Richard A Steenbergen wrote:

On Fri, Dec 13, 2002 at 12:25:42PM +0200, Petri Helenius wrote:

Suggestions what would it take to make libpcap included in the FreeBSD distribution
stop tweaking BPF buffer size by default?

tcpdump.org people have been nonresponsive about changing it there, so I would suggest
it should be patched in FreeBSD to allow applications to control buffer size.

Sure, fix the code starting at src/contrib/libpcap/pcap-bpf.c:236, which
even says (complete with outdated assumption that 32768 is big):

That's what we have done, the problem is that every time the source tree is brought
up to RELENG_4_7 or RELENG_4 the change needs to be reapplied, so
that's why the appeal to fix it at the source.

/*
* Try finding a good size for the buffer; 32768 may be too
* big, so keep cutting it in half until we find a size
* that works, or run out of sizes to try.
*
* XXX - there should be a user-accessible hook to set the
* initial buffer size.
*/

The problem is, you can't add it as a parameter to any of the existing
functions without royally breaking existing code. You could add another
function for setting it, but that would still produce freebsd specific
code. You could just remove that code completely, and let the sysctl
specified default take over, but where one libpcap application might have
use for a 1MB buffer another might be wasting it completely.

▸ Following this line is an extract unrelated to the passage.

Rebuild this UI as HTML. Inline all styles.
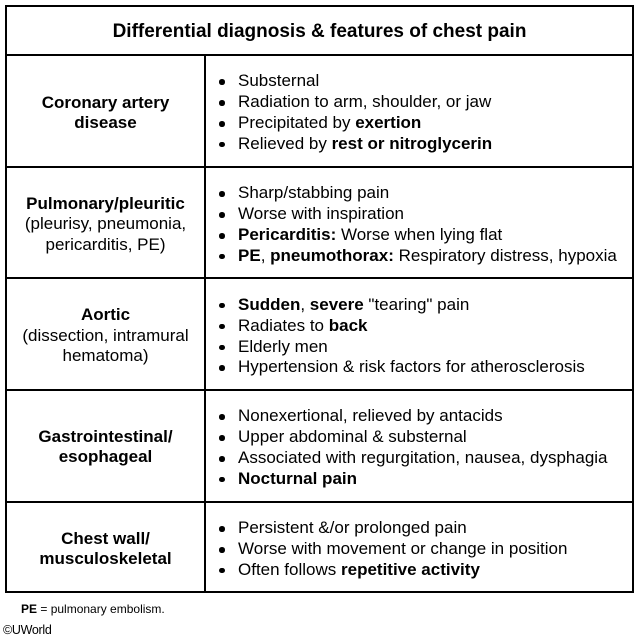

I think the libpcap code should not touch a parameter:
- which has a system settable default
- which is accessible to an application

Specifically since it cannot be set either before or after the pcap stuff initialized.

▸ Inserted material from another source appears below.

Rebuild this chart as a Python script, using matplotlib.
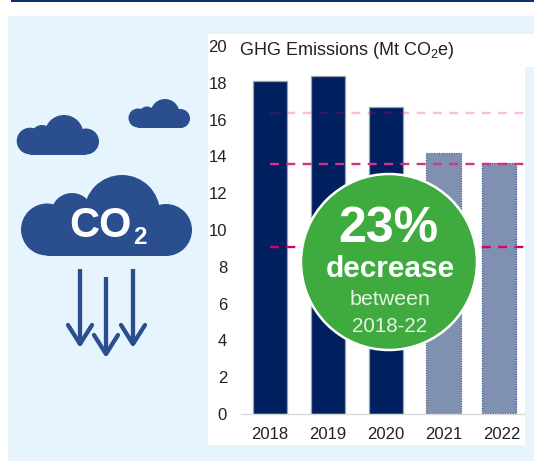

But changing stuff like this in FreeBSD pretty much defeats the purpose of
having a portable lib. I'd suggest either clubbing them over the head with
the need to fix it, modifying your local copy to suit your needs, or
better yet (since you obviously don't mind a fbsd specific hack) just use
bpf yourself (and you get bpf write functionality too :P).

If I do move somewhere, moving away from bpf (and libpcap) would only improve
performance. It's more work but eventually a must.